**Exercise**:
Quote the whole listing exactly. Leave the pictures out of your copy.

=====

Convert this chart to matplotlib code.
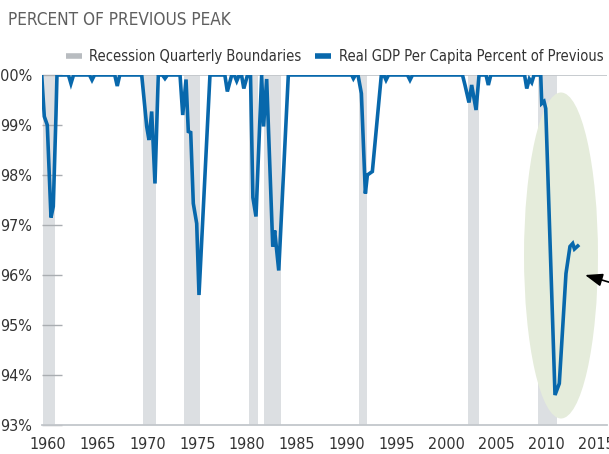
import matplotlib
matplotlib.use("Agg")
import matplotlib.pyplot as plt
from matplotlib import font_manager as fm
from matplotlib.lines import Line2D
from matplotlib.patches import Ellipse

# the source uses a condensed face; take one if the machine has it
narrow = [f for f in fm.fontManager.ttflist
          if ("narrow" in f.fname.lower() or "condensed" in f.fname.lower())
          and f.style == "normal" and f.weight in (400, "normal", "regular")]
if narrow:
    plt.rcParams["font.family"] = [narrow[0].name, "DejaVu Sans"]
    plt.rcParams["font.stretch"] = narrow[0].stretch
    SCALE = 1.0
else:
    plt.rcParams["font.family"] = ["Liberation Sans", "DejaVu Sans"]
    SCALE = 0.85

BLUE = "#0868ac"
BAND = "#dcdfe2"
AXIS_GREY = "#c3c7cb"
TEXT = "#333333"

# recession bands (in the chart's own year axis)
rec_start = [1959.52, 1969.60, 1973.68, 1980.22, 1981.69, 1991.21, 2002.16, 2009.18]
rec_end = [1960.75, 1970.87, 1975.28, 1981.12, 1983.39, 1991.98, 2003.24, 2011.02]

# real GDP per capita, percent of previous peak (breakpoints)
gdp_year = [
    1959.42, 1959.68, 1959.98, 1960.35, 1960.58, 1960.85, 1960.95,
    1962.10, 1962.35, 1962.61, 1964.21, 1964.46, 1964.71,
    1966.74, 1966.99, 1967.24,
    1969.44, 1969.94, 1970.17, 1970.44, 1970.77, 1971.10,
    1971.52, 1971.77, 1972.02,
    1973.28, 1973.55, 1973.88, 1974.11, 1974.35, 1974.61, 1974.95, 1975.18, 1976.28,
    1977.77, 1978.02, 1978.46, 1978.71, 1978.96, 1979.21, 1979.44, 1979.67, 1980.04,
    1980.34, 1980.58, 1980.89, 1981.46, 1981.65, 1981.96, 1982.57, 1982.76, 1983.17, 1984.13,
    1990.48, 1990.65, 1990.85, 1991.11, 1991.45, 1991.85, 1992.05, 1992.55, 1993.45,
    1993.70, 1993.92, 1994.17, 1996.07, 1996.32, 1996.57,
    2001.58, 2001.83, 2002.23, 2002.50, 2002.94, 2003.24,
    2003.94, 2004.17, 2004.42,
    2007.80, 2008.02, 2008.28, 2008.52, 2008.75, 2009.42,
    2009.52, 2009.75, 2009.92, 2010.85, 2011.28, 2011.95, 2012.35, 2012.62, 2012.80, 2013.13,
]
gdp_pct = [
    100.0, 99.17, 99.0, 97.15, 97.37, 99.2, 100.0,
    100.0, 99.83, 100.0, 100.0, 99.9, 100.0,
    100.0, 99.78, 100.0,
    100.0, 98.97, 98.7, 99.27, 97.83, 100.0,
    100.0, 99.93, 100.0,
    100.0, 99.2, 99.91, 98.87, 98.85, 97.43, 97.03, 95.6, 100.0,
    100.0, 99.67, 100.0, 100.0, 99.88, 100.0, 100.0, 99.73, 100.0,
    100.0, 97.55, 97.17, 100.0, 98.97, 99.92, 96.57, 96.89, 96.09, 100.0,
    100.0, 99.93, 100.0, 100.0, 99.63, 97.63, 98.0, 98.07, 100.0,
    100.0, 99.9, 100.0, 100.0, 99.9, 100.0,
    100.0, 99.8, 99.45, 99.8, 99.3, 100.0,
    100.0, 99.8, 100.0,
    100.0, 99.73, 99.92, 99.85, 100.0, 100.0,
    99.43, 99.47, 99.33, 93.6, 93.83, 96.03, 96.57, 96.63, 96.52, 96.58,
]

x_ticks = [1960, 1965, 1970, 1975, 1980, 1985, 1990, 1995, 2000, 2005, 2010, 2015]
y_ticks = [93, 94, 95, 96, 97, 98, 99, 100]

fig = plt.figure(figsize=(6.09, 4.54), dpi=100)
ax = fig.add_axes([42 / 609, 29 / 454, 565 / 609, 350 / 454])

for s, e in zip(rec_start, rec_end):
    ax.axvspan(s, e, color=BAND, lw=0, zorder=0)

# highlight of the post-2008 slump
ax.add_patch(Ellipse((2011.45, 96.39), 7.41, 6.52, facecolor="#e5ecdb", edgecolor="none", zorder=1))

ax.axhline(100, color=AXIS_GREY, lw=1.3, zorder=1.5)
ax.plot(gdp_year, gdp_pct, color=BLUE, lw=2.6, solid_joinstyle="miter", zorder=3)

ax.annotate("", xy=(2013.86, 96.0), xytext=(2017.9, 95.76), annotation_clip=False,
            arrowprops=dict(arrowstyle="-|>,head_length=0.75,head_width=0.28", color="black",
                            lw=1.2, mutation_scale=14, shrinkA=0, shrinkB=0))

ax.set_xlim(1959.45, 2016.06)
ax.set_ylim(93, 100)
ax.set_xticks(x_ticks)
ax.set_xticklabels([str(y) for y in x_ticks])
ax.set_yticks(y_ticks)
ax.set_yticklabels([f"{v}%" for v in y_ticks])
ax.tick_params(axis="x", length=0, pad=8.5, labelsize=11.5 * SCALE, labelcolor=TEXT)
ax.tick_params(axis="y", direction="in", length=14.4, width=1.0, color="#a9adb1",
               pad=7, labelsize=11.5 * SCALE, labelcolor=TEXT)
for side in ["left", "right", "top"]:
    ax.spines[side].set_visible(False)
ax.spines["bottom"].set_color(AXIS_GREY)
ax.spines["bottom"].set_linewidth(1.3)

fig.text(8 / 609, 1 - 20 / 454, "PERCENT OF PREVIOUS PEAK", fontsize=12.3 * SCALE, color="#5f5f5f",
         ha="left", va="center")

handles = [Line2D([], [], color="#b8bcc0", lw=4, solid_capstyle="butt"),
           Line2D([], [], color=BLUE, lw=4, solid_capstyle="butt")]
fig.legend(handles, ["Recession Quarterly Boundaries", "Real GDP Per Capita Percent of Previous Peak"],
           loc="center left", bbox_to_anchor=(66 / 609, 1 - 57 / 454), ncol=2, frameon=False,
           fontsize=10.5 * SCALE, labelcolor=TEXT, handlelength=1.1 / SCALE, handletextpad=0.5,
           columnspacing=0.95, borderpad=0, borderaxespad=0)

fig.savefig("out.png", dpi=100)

=====

**Task output**:
Convert this chart to matplotlib code.
import matplotlib
matplotlib.use("Agg")
import matplotlib.pyplot as plt
from matplotlib import font_manager as fm
from matplotlib.lines import Line2D
from matplotlib.patches import Ellipse

# the source uses a condensed face; take one if the machine has it
narrow = [f for f in fm.fontManager.ttflist
          if ("narrow" in f.fname.lower() or "condensed" in f.fname.lower())
          and f.style == "normal" and f.weight in (400, "normal", "regular")]
if narrow:
    plt.rcParams["font.family"] = [narrow[0].name, "DejaVu Sans"]
    plt.rcParams["font.stretch"] = narrow[0].stretch
    SCALE = 1.0
else:
    plt.rcParams["font.family"] = ["Liberation Sans", "DejaVu Sans"]
    SCALE = 0.85

BLUE = "#0868ac"
BAND = "#dcdfe2"
AXIS_GREY = "#c3c7cb"
TEXT = "#333333"

# recession bands (in the chart's own year axis)
rec_start = [1959.52, 1969.60, 1973.68, 1980.22, 1981.69, 1991.21, 2002.16, 2009.18]
rec_end = [1960.75, 1970.87, 1975.28, 1981.12, 1983.39, 1991.98, 2003.24, 2011.02]

# real GDP per capita, percent of previous peak (breakpoints)
gdp_year = [
    1959.42, 1959.68, 1959.98, 1960.35, 1960.58, 1960.85, 1960.95,
    1962.10, 1962.35, 1962.61, 1964.21, 1964.46, 1964.71,
    1966.74, 1966.99, 1967.24,
    1969.44, 1969.94, 1970.17, 1970.44, 1970.77, 1971.10,
    1971.52, 1971.77, 1972.02,
    1973.28, 1973.55, 1973.88, 1974.11, 1974.35, 1974.61, 1974.95, 1975.18, 1976.28,
    1977.77, 1978.02, 1978.46, 1978.71, 1978.96, 1979.21, 1979.44, 1979.67, 1980.04,
    1980.34, 1980.58, 1980.89, 1981.46, 1981.65, 1981.96, 1982.57, 1982.76, 1983.17, 1984.13,
    1990.48, 1990.65, 1990.85, 1991.11, 1991.45, 1991.85, 1992.05, 1992.55, 1993.45,
    1993.70, 1993.92, 1994.17, 1996.07, 1996.32, 1996.57,
    2001.58, 2001.83, 2002.23, 2002.50, 2002.94, 2003.24,
    2003.94, 2004.17, 2004.42,
    2007.80, 2008.02, 2008.28, 2008.52, 2008.75, 2009.42,
    2009.52, 2009.75, 2009.92, 2010.85, 2011.28, 2011.95, 2012.35, 2012.62, 2012.80, 2013.13,
]
gdp_pct = [
    100.0, 99.17, 99.0, 97.15, 97.37, 99.2, 100.0,
    100.0, 99.83, 100.0, 100.0, 99.9, 100.0,
    100.0, 99.78, 100.0,
    100.0, 98.97, 98.7, 99.27, 97.83, 100.0,
    100.0, 99.93, 100.0,
    100.0, 99.2, 99.91, 98.87, 98.85, 97.43, 97.03, 95.6, 100.0,
    100.0, 99.67, 100.0, 100.0, 99.88, 100.0, 100.0, 99.73, 100.0,
    100.0, 97.55, 97.17, 100.0, 98.97, 99.92, 96.57, 96.89, 96.09, 100.0,
    100.0, 99.93, 100.0, 100.0, 99.63, 97.63, 98.0, 98.07, 100.0,
    100.0, 99.9, 100.0, 100.0, 99.9, 100.0,
    100.0, 99.8, 99.45, 99.8, 99.3, 100.0,
    100.0, 99.8, 100.0,
    100.0, 99.73, 99.92, 99.85, 100.0, 100.0,
    99.43, 99.47, 99.33, 93.6, 93.83, 96.03, 96.57, 96.63, 96.52, 96.58,
]

x_ticks = [1960, 1965, 1970, 1975, 1980, 1985, 1990, 1995, 2000, 2005, 2010, 2015]
y_ticks = [93, 94, 95, 96, 97, 98, 99, 100]

fig = plt.figure(figsize=(6.09, 4.54), dpi=100)
ax = fig.add_axes([42 / 609, 29 / 454, 565 / 609, 350 / 454])

for s, e in zip(rec_start, rec_end):
    ax.axvspan(s, e, color=BAND, lw=0, zorder=0)

# highlight of the post-2008 slump
ax.add_patch(Ellipse((2011.45, 96.39), 7.41, 6.52, facecolor="#e5ecdb", edgecolor="none", zorder=1))

ax.axhline(100, color=AXIS_GREY, lw=1.3, zorder=1.5)
ax.plot(gdp_year, gdp_pct, color=BLUE, lw=2.6, solid_joinstyle="miter", zorder=3)

ax.annotate("", xy=(2013.86, 96.0), xytext=(2017.9, 95.76), annotation_clip=False,
            arrowprops=dict(arrowstyle="-|>,head_length=0.75,head_width=0.28", color="black",
                            lw=1.2, mutation_scale=14, shrinkA=0, shrinkB=0))

ax.set_xlim(1959.45, 2016.06)
ax.set_ylim(93, 100)
ax.set_xticks(x_ticks)
ax.set_xticklabels([str(y) for y in x_ticks])
ax.set_yticks(y_ticks)
ax.set_yticklabels([f"{v}%" for v in y_ticks])
ax.tick_params(axis="x", length=0, pad=8.5, labelsize=11.5 * SCALE, labelcolor=TEXT)
ax.tick_params(axis="y", direction="in", length=14.4, width=1.0, color="#a9adb1",
               pad=7, labelsize=11.5 * SCALE, labelcolor=TEXT)
for side in ["left", "right", "top"]:
    ax.spines[side].set_visible(False)
ax.spines["bottom"].set_color(AXIS_GREY)
ax.spines["bottom"].set_linewidth(1.3)

fig.text(8 / 609, 1 - 20 / 454, "PERCENT OF PREVIOUS PEAK", fontsize=12.3 * SCALE, color="#5f5f5f",
         ha="left", va="center")

handles = [Line2D([], [], color="#b8bcc0", lw=4, solid_capstyle="butt"),
           Line2D([], [], color=BLUE, lw=4, solid_capstyle="butt")]
fig.legend(handles, ["Recession Quarterly Boundaries", "Real GDP Per Capita Percent of Previous Peak"],
           loc="center left", bbox_to_anchor=(66 / 609, 1 - 57 / 454), ncol=2, frameon=False,
           fontsize=10.5 * SCALE, labelcolor=TEXT, handlelength=1.1 / SCALE, handletextpad=0.5,
           columnspacing=0.95, borderpad=0, borderaxespad=0)

fig.savefig("out.png", dpi=100)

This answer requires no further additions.